*Objective*
Every line below is to be copied exactly, with the pictures left out.
..............................
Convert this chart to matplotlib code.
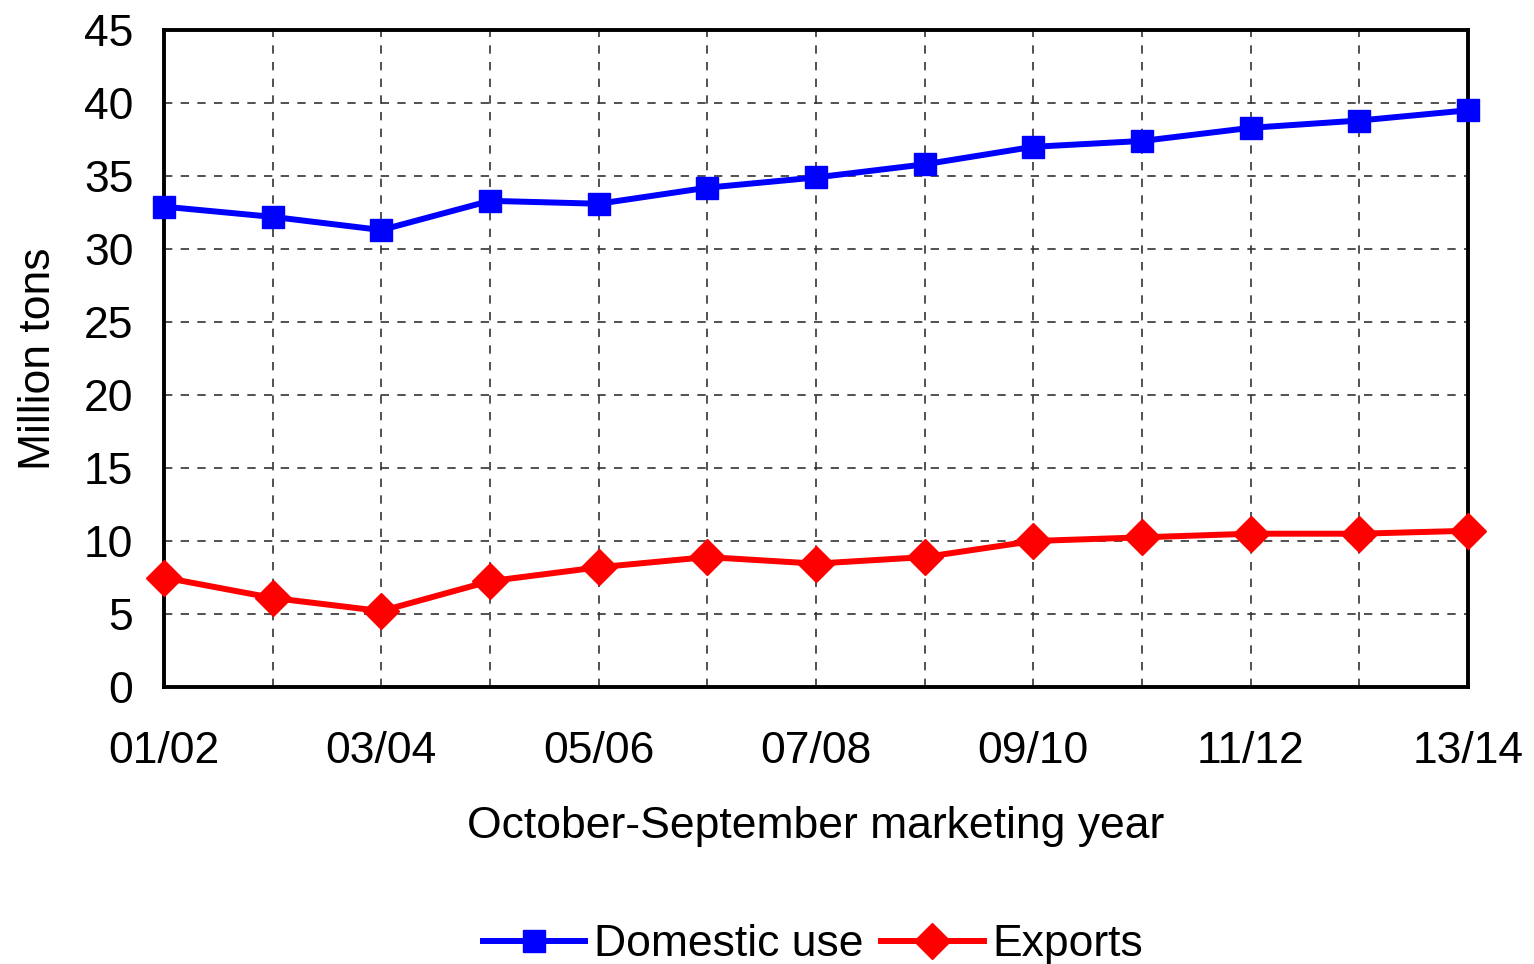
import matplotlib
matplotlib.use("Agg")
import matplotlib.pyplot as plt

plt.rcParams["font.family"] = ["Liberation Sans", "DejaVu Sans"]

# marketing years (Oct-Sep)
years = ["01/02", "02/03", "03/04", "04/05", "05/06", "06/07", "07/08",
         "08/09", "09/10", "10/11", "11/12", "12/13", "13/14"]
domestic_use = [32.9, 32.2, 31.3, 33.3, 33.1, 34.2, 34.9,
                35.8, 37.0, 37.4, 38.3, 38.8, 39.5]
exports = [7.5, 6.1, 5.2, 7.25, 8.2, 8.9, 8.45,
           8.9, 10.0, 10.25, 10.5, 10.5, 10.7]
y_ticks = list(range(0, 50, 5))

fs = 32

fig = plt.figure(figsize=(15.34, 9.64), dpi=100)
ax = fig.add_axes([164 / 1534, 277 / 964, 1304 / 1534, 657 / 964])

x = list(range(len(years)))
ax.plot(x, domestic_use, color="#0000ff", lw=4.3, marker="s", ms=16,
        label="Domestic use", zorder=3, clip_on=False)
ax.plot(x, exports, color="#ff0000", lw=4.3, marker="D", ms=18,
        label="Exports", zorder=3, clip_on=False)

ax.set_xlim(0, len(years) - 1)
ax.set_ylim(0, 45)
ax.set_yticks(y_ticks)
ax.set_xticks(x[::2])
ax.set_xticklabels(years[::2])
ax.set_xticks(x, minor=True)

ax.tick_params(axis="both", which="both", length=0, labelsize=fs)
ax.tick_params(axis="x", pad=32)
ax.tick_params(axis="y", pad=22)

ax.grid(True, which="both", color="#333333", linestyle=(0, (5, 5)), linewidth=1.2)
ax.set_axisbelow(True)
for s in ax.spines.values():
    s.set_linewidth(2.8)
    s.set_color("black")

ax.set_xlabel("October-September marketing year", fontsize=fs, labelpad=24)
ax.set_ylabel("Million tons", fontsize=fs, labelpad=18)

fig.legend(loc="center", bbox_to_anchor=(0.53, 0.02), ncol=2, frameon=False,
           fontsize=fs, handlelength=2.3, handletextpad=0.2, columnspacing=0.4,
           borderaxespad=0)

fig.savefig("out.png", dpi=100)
..............................
*Solution*
Convert this chart to matplotlib code.
import matplotlib
matplotlib.use("Agg")
import matplotlib.pyplot as plt

plt.rcParams["font.family"] = ["Liberation Sans", "DejaVu Sans"]

# marketing years (Oct-Sep)
years = ["01/02", "02/03", "03/04", "04/05", "05/06", "06/07", "07/08",
         "08/09", "09/10", "10/11", "11/12", "12/13", "13/14"]
domestic_use = [32.9, 32.2, 31.3, 33.3, 33.1, 34.2, 34.9,
                35.8, 37.0, 37.4, 38.3, 38.8, 39.5]
exports = [7.5, 6.1, 5.2, 7.25, 8.2, 8.9, 8.45,
           8.9, 10.0, 10.25, 10.5, 10.5, 10.7]
y_ticks = list(range(0, 50, 5))

fs = 32

fig = plt.figure(figsize=(15.34, 9.64), dpi=100)
ax = fig.add_axes([164 / 1534, 277 / 964, 1304 / 1534, 657 / 964])

x = list(range(len(years)))
ax.plot(x, domestic_use, color="#0000ff", lw=4.3, marker="s", ms=16,
        label="Domestic use", zorder=3, clip_on=False)
ax.plot(x, exports, color="#ff0000", lw=4.3, marker="D", ms=18,
        label="Exports", zorder=3, clip_on=False)

ax.set_xlim(0, len(years) - 1)
ax.set_ylim(0, 45)
ax.set_yticks(y_ticks)
ax.set_xticks(x[::2])
ax.set_xticklabels(years[::2])
ax.set_xticks(x, minor=True)

ax.tick_params(axis="both", which="both", length=0, labelsize=fs)
ax.tick_params(axis="x", pad=32)
ax.tick_params(axis="y", pad=22)

ax.grid(True, which="both", color="#333333", linestyle=(0, (5, 5)), linewidth=1.2)
ax.set_axisbelow(True)
for s in ax.spines.values():
    s.set_linewidth(2.8)
    s.set_color("black")

ax.set_xlabel("October-September marketing year", fontsize=fs, labelpad=24)
ax.set_ylabel("Million tons", fontsize=fs, labelpad=18)

fig.legend(loc="center", bbox_to_anchor=(0.53, 0.02), ncol=2, frameon=False,
           fontsize=fs, handlelength=2.3, handletextpad=0.2, columnspacing=0.4,
           borderaxespad=0)

fig.savefig("out.png", dpi=100)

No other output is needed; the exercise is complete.